The Rev. Bro. Robert Barker is a retired clergyperson with BSc and MDiv degrees.

The winter solstice occurs when one of the Earth’s poles has its maximum tilt from the Sun.  This year in our northern hemisphere it occurs on 21 December and is the beginning of the lengthening of daylight and the shortening of nights.  For us on Eastern Standard Time it will occur at 11:19 p.m.  Daylight hours grow shorter as the winter solstice grows nearer and grow longer after it occurs.

To the early societies the shortening of daylight, bringing with it the inevitable winter as well as a possible lack of food, would have caused them a foreboding sense of insecurity. These Pagan (not meant as a pejorative but merely a word to refer to persons holding religious beliefs other than those of the main world religions) societies observed rites and celebrations of the Winter Solstice revering the death of the Old Sun and the birth of the New by lighting great fires and burning Yule logs symbolically welcoming back the lengthening daylight hours.

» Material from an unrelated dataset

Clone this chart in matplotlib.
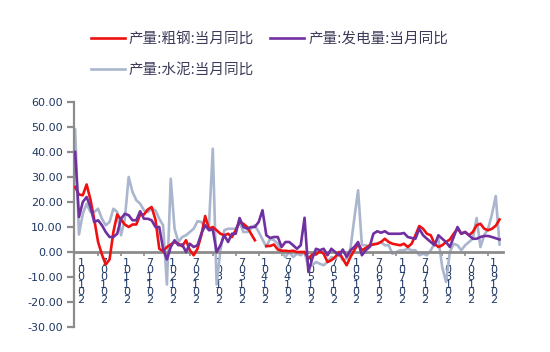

In pre Christian Scandinavia/Germanic Paganism Yule celebrated the rebirth of the sun for twelve days.  The Winter Solstice in ancient Rome was observed as the Feast of Saturnalia, 17 December, honoring the agricultural god Saturn.

These two Pagan winter holidays, the Scandinavia/Germanic Yule and Roman Saturnalia, and their traditions were usurped by the early Christian church when it chose to observe the birth of Jesus on the twenty-fifth of December in 336 C.E. (Common Era) and the twelve days of Christmas associated with the Feast of the Nativity, as a way of proselyting Pagans and bringing them into its fold.  Christians celebrate the birth of Jesus, their Christ, during the Winter Solstice connecting to Yule the birth of the Sun god, the child of a goddess. 

There is no evidence that Jesus was born on 25 December.  December in Palestine is very cold.  Shepherds, according to Luke’s gospel, were in the fields.   In the winter shepherds would not have been in the fields but would have been between March and October.  Evidence points to Jesus’ birth being sometime between September and October.

The traditions of Pagan Yule have been adopted wholesale by Christians in their celebration of their Christmas.  Pagans cut Evergreens, which symbolize life and renewal, and brought them indoors to decorate.  Their green never faded and was believed to have power over death and encouraged the return of the Sun.  Holly was used to decorate doors, windows and fireplaces, representing the masculine and its leaves symbolized the Holly King.  Mistletoe represents the feminine, its green leaves representing the fertility of the Mother goddess.  Sprigs of it were hung over doorways as protection.  Ancient Scandinavians burned the Yule Log to honor Thor and Celts kept a continual hearth fire.  The longer it burned, the sooner the sun would return to bring warmth to the earth again. 

Candles, wreaths, bells, elves, gingerbread, caroling, and the colors of red, green, silver, and gold are also traditions of Yule that have been co-opted by the church as traditions of Christmas.  So Blessed Yule and Happy Winter Solstice.